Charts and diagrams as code

*-*-*

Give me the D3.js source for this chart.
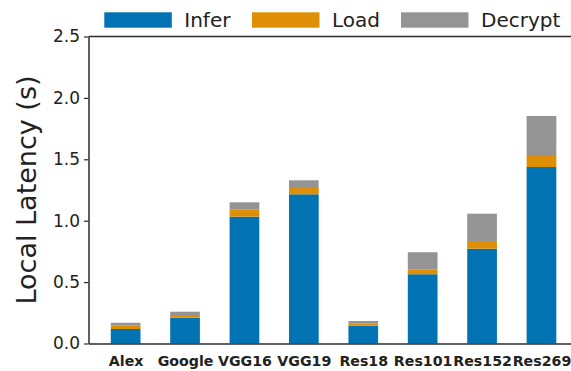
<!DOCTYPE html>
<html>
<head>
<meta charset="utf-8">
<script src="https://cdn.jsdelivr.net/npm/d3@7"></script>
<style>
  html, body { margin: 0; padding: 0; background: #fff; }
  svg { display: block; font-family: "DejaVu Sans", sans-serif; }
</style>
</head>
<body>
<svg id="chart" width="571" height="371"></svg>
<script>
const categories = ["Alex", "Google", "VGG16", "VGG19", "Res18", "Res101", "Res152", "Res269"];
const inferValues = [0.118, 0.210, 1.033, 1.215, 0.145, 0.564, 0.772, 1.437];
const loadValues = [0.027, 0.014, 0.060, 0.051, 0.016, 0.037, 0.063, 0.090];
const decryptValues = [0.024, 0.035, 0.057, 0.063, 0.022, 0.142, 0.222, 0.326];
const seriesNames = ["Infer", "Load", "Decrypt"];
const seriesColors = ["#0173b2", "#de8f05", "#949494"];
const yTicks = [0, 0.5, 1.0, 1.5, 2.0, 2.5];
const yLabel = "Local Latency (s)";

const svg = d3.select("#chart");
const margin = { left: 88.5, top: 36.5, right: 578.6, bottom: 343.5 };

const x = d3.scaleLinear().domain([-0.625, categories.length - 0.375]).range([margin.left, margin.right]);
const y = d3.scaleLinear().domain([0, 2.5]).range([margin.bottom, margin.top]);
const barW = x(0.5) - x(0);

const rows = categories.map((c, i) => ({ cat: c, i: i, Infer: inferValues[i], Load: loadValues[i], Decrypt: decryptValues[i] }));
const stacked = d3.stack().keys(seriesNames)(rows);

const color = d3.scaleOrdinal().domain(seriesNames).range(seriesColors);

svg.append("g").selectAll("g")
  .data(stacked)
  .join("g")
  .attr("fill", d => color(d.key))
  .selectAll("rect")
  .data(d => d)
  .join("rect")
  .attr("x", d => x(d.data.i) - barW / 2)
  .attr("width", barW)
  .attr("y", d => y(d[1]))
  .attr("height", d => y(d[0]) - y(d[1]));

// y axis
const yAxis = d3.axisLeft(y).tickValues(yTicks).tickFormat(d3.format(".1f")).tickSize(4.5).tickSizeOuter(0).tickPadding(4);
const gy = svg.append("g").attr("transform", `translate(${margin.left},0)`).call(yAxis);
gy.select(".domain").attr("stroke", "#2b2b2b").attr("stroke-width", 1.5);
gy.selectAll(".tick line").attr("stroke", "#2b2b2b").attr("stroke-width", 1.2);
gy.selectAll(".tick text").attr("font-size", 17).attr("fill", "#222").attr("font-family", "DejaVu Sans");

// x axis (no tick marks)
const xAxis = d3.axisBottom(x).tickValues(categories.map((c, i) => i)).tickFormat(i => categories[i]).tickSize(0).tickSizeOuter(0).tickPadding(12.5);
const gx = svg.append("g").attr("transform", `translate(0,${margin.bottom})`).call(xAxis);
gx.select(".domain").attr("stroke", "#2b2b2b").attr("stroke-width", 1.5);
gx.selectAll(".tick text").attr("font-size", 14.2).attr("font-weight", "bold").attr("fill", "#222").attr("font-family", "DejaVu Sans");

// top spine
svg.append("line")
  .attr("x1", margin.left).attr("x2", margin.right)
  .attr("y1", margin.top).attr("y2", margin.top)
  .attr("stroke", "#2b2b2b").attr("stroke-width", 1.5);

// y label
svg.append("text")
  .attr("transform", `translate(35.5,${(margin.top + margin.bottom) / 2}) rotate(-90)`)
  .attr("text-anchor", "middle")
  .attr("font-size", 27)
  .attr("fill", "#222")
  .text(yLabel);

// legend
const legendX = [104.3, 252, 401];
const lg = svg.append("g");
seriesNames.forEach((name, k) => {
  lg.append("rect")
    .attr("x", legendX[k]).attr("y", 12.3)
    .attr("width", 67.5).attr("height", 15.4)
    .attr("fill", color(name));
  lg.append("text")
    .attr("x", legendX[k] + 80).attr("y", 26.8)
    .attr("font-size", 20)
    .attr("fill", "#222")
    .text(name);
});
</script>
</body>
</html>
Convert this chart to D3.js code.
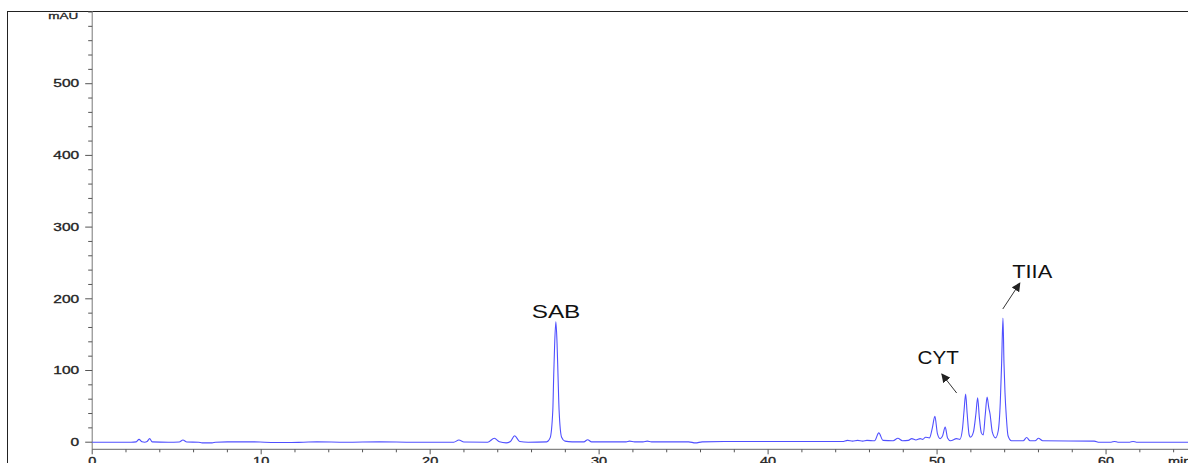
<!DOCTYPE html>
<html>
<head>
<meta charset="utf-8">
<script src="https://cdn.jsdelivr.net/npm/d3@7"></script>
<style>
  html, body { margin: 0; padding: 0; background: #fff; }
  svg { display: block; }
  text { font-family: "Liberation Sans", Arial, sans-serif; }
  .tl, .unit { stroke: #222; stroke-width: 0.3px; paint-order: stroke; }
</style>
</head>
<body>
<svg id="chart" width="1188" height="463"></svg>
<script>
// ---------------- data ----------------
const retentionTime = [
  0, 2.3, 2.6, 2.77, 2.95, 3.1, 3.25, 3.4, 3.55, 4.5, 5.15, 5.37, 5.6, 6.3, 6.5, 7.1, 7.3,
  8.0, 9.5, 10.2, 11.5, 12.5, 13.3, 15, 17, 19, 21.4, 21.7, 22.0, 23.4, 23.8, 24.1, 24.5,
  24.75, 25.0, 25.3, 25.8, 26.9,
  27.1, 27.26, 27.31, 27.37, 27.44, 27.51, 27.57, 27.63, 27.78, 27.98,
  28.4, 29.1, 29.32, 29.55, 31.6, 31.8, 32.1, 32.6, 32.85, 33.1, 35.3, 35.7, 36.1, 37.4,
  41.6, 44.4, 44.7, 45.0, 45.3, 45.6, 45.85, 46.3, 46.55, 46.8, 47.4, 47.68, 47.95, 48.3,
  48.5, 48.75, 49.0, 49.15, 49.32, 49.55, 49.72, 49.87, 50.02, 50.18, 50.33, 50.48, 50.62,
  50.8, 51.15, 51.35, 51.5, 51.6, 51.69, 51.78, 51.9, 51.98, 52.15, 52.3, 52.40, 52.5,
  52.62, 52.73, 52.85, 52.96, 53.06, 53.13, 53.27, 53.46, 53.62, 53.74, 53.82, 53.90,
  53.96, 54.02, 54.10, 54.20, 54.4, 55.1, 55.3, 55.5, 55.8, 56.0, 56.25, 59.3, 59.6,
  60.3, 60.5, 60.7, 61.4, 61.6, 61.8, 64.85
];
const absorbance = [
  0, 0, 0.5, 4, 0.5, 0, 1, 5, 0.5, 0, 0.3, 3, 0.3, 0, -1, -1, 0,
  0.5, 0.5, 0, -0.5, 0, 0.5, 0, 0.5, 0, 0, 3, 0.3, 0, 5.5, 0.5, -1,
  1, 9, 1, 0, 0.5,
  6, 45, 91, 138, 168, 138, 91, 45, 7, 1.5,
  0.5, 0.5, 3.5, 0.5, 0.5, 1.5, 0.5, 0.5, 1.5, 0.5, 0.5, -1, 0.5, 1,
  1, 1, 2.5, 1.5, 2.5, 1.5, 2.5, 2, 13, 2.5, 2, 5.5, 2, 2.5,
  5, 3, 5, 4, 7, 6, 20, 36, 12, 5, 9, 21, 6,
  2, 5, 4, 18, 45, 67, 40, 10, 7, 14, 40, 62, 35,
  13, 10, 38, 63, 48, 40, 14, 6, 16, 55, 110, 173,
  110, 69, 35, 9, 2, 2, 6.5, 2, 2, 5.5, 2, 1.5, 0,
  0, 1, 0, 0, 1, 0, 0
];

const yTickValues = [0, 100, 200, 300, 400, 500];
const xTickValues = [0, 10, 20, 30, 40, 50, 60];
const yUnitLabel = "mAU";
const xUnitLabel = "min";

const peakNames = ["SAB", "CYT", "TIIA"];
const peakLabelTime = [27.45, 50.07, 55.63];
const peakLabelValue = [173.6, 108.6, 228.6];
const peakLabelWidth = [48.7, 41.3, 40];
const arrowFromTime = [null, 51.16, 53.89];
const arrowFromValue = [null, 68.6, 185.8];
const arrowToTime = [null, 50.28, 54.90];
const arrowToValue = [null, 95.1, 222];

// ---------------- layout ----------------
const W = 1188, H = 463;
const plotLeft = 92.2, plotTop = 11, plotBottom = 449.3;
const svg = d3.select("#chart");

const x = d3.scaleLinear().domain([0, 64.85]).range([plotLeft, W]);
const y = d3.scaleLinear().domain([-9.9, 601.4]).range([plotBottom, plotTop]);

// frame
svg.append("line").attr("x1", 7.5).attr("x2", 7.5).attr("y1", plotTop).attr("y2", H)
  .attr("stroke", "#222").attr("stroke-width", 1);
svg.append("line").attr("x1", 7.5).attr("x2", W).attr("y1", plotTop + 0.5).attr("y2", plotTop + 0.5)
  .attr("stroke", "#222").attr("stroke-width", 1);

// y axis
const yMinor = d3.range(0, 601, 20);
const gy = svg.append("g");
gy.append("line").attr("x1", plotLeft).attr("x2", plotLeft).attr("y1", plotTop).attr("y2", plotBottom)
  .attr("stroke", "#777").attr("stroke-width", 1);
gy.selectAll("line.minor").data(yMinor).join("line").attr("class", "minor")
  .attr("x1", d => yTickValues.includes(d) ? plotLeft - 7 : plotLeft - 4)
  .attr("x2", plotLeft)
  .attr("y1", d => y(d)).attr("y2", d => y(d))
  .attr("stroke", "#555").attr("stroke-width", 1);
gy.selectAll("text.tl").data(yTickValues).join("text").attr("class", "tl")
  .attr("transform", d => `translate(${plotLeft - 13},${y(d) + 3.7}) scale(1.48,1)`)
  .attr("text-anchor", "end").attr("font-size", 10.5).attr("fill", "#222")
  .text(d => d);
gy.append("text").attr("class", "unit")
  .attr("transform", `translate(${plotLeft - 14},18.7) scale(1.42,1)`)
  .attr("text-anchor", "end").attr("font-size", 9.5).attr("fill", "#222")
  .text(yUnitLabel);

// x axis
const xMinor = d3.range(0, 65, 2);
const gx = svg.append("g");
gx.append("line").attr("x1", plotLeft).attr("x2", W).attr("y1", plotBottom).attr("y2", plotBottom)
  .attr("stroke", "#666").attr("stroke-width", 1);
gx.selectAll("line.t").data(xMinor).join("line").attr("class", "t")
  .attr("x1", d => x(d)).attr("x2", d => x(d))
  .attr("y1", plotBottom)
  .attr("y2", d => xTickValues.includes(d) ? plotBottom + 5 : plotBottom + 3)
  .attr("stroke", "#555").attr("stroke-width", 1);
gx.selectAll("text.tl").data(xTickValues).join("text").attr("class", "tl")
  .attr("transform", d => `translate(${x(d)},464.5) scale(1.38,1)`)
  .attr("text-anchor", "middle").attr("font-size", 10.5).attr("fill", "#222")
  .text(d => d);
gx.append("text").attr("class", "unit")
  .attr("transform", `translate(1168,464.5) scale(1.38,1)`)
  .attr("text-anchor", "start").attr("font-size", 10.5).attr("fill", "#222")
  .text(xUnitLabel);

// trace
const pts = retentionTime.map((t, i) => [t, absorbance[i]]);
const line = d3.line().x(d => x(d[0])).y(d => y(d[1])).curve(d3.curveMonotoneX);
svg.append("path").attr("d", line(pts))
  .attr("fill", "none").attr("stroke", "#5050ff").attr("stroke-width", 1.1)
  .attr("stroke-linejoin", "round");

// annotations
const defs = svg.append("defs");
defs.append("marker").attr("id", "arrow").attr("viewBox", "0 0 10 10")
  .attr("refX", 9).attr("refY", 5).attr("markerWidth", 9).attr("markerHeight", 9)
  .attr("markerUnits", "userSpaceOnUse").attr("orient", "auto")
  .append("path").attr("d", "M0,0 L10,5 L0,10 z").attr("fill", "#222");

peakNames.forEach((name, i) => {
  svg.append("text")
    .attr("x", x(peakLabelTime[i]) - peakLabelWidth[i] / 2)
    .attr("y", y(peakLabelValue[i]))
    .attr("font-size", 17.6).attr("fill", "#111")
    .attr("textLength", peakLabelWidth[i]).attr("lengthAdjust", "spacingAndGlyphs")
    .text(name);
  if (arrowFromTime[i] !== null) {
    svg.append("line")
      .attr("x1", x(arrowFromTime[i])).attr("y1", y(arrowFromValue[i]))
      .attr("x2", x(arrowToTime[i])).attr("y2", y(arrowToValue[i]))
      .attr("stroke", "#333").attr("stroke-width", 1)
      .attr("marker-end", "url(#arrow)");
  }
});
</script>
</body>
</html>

*-*-*

Give the number of lines in the records that contain the string "this", with no other output.

— Task answer —
2